The other day I tweeted about an SEC filing that gave notice of a plan to liquidate an obscure ETF with a funny name - The Meet Kevin Pricing Power ETF (ticker: PP).
The ETF has been around since 2022. It doesn’t appear to have ever surpassed $50 million in net assets and it lagged the S&P 500 over its lifetime.
Little funds like this one come and go with some regularity and so it didn’t seem all that remarkable when I tweeted out the liquidation notice. I expected indifference, more or less.
Boy, was I wrong. People kind of went off, with a number of commenters dancing on the ETF’s grave. Why? The ETF’s manager and namesake, Kevin Paffrath, seems to be polarizing. He’s a YouTube influencer who has gained a large following offering advice on real estate and general investing matters. The Wall Street Journal even profiled him back around the time he launched the ETF. But apparently he’s not everyone’s cup of tea.
Interestingly, Paffrath posted a video on his YouTube channel in which he laid out the rationale for closing the ETF. To save you time, the explanation went something like this: 1) It was costing him a lot of money; 2) he wasn’t fully prepared for the pressure of running public money.
(He also lapsed into self-pity, seeming to suggest the ETF was diverting him from other pursuits he considered more worthwhile, and blaming the ETF’s administrator for not executing his trade instructions in a timely way, among other gripes.)
Second point first: That’s kind of lame. He launched the ETF presumably because he was enticed by the prospect of earning notoriety and further cashing in on his public profile. So for him to say he wasn’t expecting the glare to be so bright strikes me as a bit of a cop-out. You can’t have your cake and eat it too.
The first point is more nuanced, though: I wouldn’t fully discount his claim he was losing money. Ironically, the way they set the ETF up kind of obscures its economics: It’s a “unitary fee”, whereby the ETF charges a single line-item amount that’s meant to cover the cost of all services — portfolio management as well as the other operating expenses of the fund - but doesn’t break out those components individually. So it’s hard to tell how much he was having to dip into his own pocket to cap its fees.

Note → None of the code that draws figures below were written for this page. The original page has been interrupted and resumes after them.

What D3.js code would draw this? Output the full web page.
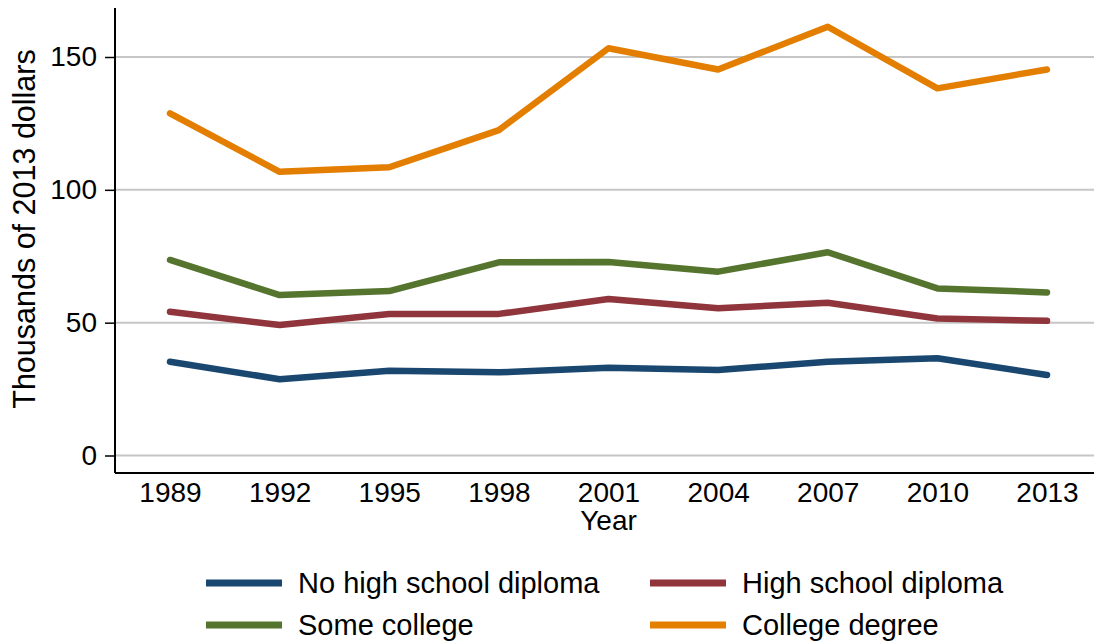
<!DOCTYPE html>
<html>
<head>
<meta charset="utf-8">
<script src="https://cdn.jsdelivr.net/npm/d3@7"></script>
<style>
  html, body { margin: 0; padding: 0; background: #fff; }
  svg { display: block; font-family: "Liberation Sans", Arial, Helvetica, sans-serif; }
</style>
</head>
<body>
<svg id="chart" width="1095" height="643"></svg>
<script>
const years = [1989, 1992, 1995, 1998, 2001, 2004, 2007, 2010, 2013];
const seriesNames = ["No high school diploma", "High school diploma", "Some college", "College degree"];
const seriesColors = ["#1a476f", "#90353b", "#55752f", "#e37e00"];
const noHighSchool = [35.3, 28.7, 31.9, 31.3, 33.0, 32.2, 35.3, 36.6, 30.3];
const highSchool   = [54.1, 49.1, 53.3, 53.3, 58.9, 55.4, 57.5, 51.6, 50.7];
const someCollege  = [73.6, 60.4, 61.9, 72.7, 72.8, 69.2, 76.5, 62.9, 61.4];
const collegeDeg   = [128.8, 106.8, 108.5, 122.5, 153.3, 145.3, 161.4, 138.2, 145.3];
const yTicks = [0, 50, 100, 150];
const xLabel = "Year";
const yLabel = "Thousands of 2013 dollars";

const seriesValues = [noHighSchool, highSchool, someCollege, collegeDeg];

const svg = d3.select("#chart");
const plot = { left: 115, right: 1094, top: 8, bottom: 473 };

const x = d3.scaleLinear().domain([1989, 2013]).range([170, 1047]);
const y = d3.scaleLinear().domain([0, 150]).range([455.5, 57]);

// gridlines
svg.append("g").selectAll("line").data(yTicks).join("line")
  .attr("x1", plot.left).attr("x2", plot.right)
  .attr("y1", d => y(d)).attr("y2", d => y(d))
  .attr("stroke", "#c6c6c6").attr("stroke-width", 2);

// y axis
const yAxis = d3.axisLeft(y).tickValues(yTicks).tickSize(10).tickPadding(8).tickSizeOuter(0);
const gy = svg.append("g").attr("transform", `translate(${plot.left},0)`).call(yAxis);
gy.select(".domain").remove();
gy.selectAll(".tick line").attr("stroke", "#000").attr("stroke-width", 1.5);
gy.selectAll(".tick text").attr("font-size", 28).attr("fill", "#000")
  .attr("font-family", "Liberation Sans, Arial, sans-serif").attr("x", -18);
svg.append("line").attr("x1", plot.left).attr("x2", plot.left)
  .attr("y1", plot.top).attr("y2", plot.bottom)
  .attr("stroke", "#000").attr("stroke-width", 2);

// x axis
const xAxis = d3.axisBottom(x).tickValues(years).tickFormat(d3.format("d")).tickSize(0).tickPadding(9);
const gx = svg.append("g").attr("transform", `translate(0,${plot.bottom})`).call(xAxis);
gx.select(".domain").remove();
gx.selectAll(".tick text").attr("font-size", 28).attr("fill", "#000")
  .attr("font-family", "Liberation Sans, Arial, sans-serif");
svg.append("line").attr("x1", plot.left).attr("x2", plot.right)
  .attr("y1", plot.bottom).attr("y2", plot.bottom)
  .attr("stroke", "#000").attr("stroke-width", 2);

// axis titles
svg.append("text").attr("x", (170 + 1047) / 2).attr("y", 530)
  .attr("text-anchor", "middle").attr("font-size", 28).text(xLabel);
svg.append("text").attr("transform", `translate(35,229) rotate(-90)`)
  .attr("text-anchor", "middle").attr("font-size", 30.5).text(yLabel);

// lines
const line = d3.line().x((d, i) => x(years[i])).y(d => y(d));
svg.append("g").selectAll("path").data(seriesValues).join("path")
  .attr("d", d => line(d))
  .attr("fill", "none")
  .attr("stroke", (d, i) => seriesColors[i])
  .attr("stroke-width", 6.5)
  .attr("stroke-linecap", "round")
  .attr("stroke-linejoin", "round");

// legend
const legendPos = [
  { sx: 206, ty: 583 }, { sx: 650, ty: 583 },
  { sx: 206, ty: 625 }, { sx: 650, ty: 625 }
];
const lg = svg.append("g").selectAll("g").data(seriesNames).join("g")
  .attr("transform", (d, i) => `translate(${legendPos[i].sx},${legendPos[i].ty})`);
lg.append("line").attr("x1", 0).attr("x2", 76).attr("y1", 0).attr("y2", 0)
  .attr("stroke", (d, i) => seriesColors[i]).attr("stroke-width", 7);
lg.append("text").attr("x", 92).attr("y", 0).attr("dy", "0.35em")
  .attr("font-size", 29).text(d => d);
</script>
</body>
</html>
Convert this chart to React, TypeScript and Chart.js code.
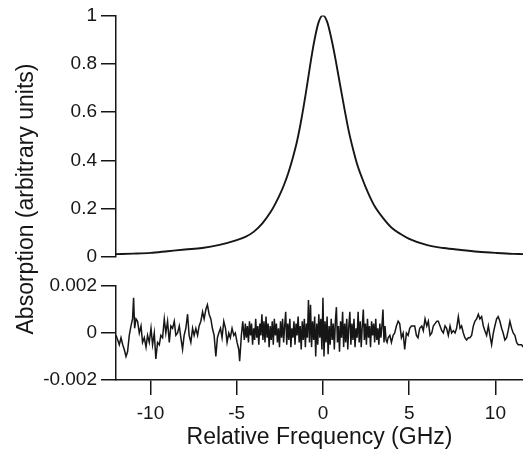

But judging from similar arrangements I’ve seen, it probably wasn’t nothing. Subscale ETFs like this will sometimes waive fees in order to keep costs low. When they do that, they effectively forego a portion of their revenue stream and in cases where the overages exceed the entirety of their management fees then they can end up losing money. Not unimaginable.
Lessons
To state the obvious, social-media influence won’t necessarily translate to commercial success in a fund or ETF. We have seen this movie before. For instance, Barstool’s Dave Portnoy got behind an ETF that ultimately came and went with a whimper.
Growing your newsletter subscriber base or your follower count is a different proposition than adding alpha in public markets. The latter is way harder to pull off. Paffrath comes off as not having really grappled with this reality. Social media can be a decibel business. Money management doesn’t care how loud you shout to be heard above the din.
Getting an ETF off the ground takes grit and stick-to-it-iveness, which not every fledgling manager possesses. The risk to investors is they take a leap of faith, allocating capital to an upstart fund, only to have their capital returned to them and, with that, the unwelcome decision of how to redeploy it. Buyer beware, all the way.
At times it can seem that managers think they’re doing you a favor by availing themselves of your capital. They’ve got it backwards. It’s on them to earn your confidence. It takes time and effort to amass that kind of track record. Many don’t because they can’t get past their own self-regard.
The views and opinions expressed in this blog post are those of Jeffrey Ptak and do not necessarily reflect those of Morningstar Research Services or its affiliates.
Kevin made the cardinal error of publicly testing the validity of his views. The beauty of the fund industry is that, thanks to total-return calculations that treat all parties equally, it heartlessly separates the wheat from the chaff. Politicians, pundits, and blog writers like me can be wrong again and again and again while retaining huge audiences. (Well OK, I don't have a huge audience but the same principle applies. ) It doesn't work like that for fund managers. That industry shows no mercy.
The lesson for mothers everywhere: Teach your children to be talkers, not doers. That's the easier path in life.